[WHAT THE TASK ASKS]
Drop the pictures and give back word for word the lines from the line holding "Write the matplotlib code for this chart." to the line holding "from matplotlib.patches import Rectangle", both included.

[EXERCISE INPUT]
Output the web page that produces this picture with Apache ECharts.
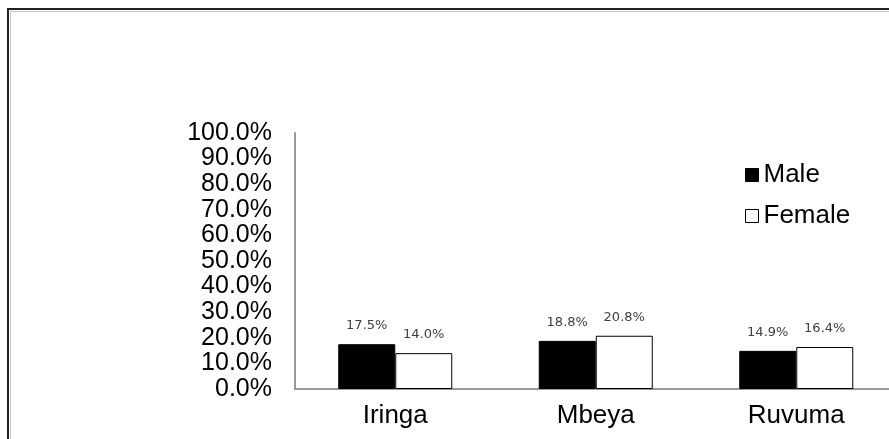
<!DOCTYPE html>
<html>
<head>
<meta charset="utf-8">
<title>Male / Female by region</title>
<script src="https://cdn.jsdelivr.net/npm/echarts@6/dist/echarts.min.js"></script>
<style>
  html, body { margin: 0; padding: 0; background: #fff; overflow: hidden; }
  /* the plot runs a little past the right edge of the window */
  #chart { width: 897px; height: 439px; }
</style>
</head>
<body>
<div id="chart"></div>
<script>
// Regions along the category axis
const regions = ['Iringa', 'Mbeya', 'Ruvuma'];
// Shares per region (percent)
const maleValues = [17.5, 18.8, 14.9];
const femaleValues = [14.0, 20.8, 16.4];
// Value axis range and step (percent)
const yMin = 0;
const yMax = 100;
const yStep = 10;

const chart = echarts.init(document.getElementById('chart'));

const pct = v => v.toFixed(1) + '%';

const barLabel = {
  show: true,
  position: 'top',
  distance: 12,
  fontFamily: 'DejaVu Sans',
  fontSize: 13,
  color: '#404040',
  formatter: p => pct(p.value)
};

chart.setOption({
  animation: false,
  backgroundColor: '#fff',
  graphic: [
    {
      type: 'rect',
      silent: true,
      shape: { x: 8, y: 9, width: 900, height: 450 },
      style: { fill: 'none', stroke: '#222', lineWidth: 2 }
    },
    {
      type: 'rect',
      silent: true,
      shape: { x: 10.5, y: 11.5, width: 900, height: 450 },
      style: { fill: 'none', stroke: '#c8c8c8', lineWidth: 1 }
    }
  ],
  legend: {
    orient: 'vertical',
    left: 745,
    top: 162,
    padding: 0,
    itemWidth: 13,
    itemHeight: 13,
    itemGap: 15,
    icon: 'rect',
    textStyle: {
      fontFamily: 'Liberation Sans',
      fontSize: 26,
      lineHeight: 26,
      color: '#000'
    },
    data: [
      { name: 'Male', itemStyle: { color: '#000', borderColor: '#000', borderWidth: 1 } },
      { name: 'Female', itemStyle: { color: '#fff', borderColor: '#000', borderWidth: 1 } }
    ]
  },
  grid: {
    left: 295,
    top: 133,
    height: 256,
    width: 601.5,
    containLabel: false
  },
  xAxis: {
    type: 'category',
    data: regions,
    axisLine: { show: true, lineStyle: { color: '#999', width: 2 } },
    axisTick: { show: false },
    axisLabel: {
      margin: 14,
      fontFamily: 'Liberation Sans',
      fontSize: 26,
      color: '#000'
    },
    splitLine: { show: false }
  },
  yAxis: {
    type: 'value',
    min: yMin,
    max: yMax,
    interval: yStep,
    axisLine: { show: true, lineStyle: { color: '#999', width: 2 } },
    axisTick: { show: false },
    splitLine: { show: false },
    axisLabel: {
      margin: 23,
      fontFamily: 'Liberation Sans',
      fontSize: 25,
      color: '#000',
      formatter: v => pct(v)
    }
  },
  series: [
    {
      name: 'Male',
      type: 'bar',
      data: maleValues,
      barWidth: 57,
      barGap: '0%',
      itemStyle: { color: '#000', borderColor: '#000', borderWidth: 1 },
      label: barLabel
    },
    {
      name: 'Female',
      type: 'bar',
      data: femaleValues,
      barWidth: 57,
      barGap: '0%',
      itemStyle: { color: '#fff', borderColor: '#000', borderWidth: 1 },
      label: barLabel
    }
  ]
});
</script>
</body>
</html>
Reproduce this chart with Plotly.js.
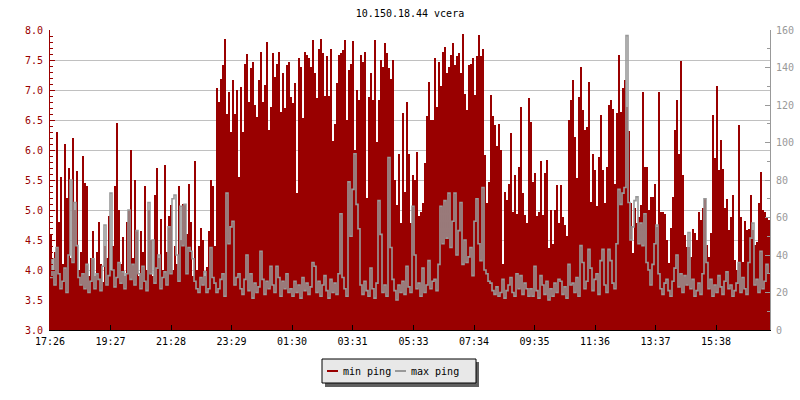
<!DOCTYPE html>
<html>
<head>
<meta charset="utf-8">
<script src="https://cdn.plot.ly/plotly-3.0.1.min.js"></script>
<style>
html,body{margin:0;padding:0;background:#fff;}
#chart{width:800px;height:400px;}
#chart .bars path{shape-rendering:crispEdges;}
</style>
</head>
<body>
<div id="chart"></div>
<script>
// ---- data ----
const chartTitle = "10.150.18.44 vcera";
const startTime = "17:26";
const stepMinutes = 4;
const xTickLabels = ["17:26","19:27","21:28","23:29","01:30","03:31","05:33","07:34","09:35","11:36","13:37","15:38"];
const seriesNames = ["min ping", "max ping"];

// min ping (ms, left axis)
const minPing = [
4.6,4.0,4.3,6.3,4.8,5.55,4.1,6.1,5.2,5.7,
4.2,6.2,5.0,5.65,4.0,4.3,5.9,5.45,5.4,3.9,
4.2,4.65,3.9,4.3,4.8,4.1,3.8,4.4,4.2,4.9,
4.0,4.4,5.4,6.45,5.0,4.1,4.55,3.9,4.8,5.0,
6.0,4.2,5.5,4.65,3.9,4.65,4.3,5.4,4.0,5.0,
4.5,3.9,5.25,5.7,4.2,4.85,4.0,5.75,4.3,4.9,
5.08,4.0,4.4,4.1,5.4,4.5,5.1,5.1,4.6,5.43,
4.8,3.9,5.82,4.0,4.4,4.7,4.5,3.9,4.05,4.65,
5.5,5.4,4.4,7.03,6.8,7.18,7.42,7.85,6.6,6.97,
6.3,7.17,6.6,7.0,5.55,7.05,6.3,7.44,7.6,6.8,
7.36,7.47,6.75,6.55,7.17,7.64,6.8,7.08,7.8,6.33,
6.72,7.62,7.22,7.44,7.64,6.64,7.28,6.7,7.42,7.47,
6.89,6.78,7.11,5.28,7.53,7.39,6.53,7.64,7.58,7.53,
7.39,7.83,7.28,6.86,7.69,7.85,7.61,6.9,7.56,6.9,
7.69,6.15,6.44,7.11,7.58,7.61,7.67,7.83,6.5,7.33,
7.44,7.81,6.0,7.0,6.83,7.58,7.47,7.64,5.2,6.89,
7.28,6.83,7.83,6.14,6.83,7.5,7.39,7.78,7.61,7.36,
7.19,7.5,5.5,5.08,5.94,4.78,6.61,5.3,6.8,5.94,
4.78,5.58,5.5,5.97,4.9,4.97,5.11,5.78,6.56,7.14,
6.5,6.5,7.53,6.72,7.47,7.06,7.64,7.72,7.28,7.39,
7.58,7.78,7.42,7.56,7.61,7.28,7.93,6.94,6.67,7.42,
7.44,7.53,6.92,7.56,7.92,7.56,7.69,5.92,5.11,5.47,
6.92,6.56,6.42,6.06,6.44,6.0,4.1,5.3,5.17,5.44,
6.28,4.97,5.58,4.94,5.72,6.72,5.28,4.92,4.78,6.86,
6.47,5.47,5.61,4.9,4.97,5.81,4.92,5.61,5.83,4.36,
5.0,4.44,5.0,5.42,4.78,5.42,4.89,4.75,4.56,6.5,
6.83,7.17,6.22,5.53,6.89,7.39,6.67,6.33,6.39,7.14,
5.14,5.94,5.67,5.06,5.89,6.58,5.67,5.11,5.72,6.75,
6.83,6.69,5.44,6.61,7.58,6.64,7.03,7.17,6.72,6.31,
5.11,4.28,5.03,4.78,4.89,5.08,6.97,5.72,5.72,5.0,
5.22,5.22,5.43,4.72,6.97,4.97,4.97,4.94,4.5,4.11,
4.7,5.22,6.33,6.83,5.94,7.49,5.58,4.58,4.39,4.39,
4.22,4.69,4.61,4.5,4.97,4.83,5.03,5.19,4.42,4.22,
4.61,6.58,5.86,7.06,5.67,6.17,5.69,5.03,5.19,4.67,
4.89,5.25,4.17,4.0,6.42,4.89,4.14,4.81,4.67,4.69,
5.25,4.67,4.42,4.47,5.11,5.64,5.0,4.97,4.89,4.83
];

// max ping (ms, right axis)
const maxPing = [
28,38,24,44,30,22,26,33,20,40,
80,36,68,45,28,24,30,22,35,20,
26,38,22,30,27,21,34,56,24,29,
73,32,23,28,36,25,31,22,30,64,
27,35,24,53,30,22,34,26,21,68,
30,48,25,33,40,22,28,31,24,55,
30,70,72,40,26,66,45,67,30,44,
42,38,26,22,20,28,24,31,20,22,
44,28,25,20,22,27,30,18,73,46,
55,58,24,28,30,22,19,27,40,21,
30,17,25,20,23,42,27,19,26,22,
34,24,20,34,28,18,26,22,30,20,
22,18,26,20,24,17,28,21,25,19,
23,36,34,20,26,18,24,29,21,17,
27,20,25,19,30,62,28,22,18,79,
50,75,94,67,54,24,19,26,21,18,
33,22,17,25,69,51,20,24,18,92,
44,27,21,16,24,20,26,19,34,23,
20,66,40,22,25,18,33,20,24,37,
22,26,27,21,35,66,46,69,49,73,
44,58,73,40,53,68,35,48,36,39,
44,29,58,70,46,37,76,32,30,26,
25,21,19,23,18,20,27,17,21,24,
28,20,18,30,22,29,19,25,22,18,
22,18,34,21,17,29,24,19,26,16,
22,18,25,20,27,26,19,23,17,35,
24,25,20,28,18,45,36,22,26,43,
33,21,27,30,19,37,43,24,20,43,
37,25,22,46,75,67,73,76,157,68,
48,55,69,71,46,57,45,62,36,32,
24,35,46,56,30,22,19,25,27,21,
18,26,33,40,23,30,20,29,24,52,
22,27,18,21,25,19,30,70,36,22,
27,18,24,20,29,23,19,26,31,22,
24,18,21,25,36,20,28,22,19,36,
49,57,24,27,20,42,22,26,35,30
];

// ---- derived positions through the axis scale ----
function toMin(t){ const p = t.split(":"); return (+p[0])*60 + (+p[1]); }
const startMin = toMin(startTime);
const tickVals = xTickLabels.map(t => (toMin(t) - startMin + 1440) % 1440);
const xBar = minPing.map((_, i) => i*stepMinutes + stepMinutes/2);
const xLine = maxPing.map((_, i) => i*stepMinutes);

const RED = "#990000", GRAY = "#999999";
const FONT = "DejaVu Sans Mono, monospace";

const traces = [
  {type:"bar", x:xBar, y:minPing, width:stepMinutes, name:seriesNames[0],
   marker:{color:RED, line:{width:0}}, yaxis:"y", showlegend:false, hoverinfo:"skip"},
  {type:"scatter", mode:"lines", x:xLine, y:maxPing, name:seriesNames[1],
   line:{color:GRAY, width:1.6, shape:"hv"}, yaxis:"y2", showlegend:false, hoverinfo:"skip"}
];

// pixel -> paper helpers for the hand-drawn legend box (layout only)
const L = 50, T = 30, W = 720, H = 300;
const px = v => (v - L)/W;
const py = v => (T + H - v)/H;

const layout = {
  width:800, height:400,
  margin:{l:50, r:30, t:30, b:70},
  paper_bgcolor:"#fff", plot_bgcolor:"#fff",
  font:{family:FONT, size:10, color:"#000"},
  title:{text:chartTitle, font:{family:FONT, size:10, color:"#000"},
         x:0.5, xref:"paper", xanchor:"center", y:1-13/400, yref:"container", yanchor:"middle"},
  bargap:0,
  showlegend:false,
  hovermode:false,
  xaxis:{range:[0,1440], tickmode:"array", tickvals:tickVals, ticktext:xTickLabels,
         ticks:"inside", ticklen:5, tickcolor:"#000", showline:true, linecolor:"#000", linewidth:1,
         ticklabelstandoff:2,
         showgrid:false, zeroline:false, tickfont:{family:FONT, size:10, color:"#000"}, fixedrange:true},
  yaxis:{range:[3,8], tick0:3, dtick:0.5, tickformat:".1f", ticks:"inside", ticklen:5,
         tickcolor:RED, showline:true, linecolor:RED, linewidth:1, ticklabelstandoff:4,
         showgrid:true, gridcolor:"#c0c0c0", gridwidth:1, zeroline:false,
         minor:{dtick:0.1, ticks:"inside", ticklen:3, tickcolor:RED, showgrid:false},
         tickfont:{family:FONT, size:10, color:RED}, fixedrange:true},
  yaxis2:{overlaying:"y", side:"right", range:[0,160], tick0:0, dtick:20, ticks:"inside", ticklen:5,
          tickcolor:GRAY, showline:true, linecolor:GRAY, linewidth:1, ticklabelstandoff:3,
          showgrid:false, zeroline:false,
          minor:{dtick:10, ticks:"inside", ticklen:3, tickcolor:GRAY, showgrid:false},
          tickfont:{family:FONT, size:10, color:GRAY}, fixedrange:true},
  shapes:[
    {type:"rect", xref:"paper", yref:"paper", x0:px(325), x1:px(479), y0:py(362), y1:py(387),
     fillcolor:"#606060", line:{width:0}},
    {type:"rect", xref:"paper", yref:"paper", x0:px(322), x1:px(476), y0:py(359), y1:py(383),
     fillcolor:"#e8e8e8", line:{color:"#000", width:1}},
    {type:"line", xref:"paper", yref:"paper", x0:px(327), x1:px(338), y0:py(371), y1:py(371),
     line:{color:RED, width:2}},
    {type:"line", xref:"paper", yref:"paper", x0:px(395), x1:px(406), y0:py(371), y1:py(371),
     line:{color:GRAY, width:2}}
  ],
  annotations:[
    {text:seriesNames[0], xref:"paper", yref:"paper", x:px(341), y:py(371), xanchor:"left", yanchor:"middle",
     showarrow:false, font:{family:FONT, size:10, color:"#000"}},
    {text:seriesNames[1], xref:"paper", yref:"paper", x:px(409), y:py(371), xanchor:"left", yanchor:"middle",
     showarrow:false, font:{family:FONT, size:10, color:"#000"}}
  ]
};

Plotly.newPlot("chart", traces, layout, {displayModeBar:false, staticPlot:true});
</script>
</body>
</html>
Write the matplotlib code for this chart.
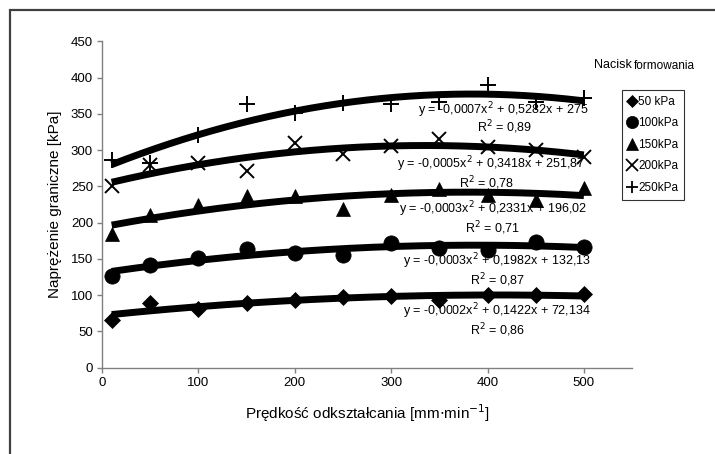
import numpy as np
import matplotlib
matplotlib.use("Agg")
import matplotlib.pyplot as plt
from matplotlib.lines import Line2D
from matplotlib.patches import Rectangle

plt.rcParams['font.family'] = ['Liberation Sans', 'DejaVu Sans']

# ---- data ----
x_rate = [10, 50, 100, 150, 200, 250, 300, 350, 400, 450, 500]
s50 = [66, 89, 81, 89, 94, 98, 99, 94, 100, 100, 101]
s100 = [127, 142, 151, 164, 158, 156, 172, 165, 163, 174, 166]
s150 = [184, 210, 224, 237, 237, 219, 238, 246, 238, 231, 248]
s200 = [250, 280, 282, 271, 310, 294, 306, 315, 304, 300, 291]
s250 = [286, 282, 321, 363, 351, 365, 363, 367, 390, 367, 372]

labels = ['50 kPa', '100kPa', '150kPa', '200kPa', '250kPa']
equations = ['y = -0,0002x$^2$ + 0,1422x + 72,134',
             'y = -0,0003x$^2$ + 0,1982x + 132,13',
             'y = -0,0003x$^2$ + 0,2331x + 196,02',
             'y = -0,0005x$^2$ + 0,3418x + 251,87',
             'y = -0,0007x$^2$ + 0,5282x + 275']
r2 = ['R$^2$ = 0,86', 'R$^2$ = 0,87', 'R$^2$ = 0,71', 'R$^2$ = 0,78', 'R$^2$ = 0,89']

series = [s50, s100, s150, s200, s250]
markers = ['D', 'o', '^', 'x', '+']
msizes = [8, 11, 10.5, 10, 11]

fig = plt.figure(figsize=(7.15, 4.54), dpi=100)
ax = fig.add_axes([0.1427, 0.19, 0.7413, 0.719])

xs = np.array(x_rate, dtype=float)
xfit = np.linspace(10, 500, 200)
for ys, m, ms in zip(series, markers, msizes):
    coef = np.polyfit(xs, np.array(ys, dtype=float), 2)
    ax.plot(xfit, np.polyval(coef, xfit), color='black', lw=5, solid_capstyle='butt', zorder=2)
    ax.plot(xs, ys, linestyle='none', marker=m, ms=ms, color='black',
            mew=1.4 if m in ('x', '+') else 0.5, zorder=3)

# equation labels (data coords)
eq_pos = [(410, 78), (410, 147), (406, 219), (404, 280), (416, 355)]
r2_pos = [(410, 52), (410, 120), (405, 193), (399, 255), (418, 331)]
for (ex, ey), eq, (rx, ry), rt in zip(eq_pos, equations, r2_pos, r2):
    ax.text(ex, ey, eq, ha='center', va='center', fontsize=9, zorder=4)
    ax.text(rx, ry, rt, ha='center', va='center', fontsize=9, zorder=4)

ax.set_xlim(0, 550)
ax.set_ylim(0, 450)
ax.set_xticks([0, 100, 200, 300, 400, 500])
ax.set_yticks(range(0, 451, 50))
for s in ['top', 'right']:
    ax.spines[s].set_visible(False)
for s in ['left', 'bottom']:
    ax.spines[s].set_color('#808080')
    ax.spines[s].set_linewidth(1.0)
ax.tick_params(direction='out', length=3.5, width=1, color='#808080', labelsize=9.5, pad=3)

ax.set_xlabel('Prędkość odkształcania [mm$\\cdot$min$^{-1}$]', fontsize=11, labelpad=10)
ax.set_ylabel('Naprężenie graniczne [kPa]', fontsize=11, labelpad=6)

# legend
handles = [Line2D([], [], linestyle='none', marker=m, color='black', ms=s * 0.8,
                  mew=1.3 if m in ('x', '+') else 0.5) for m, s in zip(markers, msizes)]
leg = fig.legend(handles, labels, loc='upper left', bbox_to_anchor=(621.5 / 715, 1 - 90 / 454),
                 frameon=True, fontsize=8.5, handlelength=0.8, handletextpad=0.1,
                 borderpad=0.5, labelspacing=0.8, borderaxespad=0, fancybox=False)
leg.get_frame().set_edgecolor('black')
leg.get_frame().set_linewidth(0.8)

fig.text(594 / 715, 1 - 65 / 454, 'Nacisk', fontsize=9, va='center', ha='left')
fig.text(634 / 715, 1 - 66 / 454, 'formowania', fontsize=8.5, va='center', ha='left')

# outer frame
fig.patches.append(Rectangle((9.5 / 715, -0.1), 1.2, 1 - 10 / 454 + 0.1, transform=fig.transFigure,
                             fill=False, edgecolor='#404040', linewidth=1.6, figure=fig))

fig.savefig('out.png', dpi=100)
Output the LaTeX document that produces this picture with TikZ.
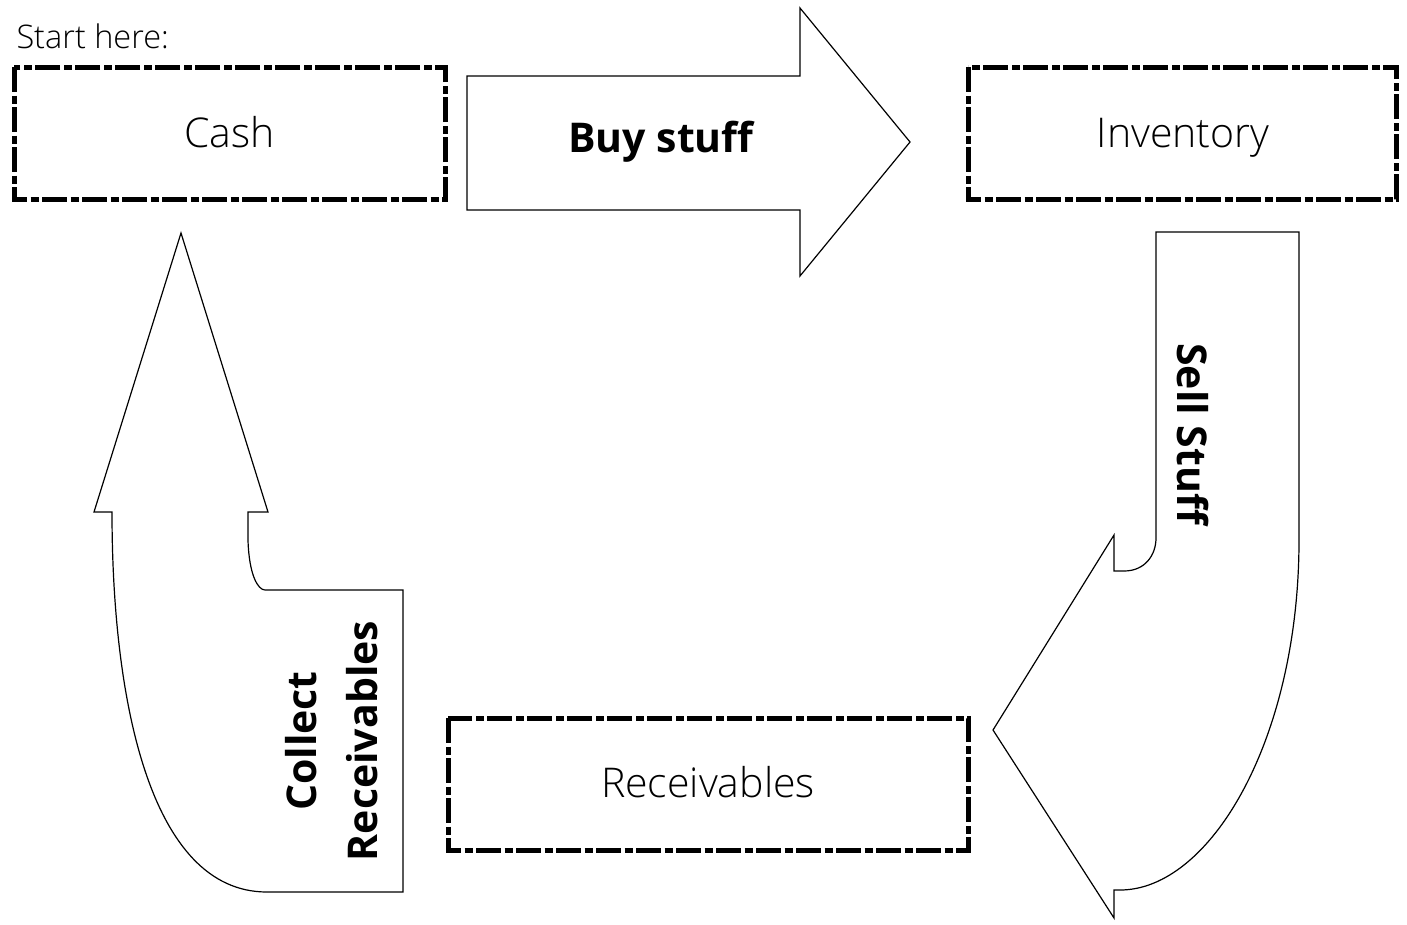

[RESPONSE TO THE TASK]
Write the matplotlib code for this chart.
import numpy as np
import matplotlib
matplotlib.use("Agg")
import matplotlib.pyplot as plt
from matplotlib.lines import Line2D
from matplotlib.patches import Rectangle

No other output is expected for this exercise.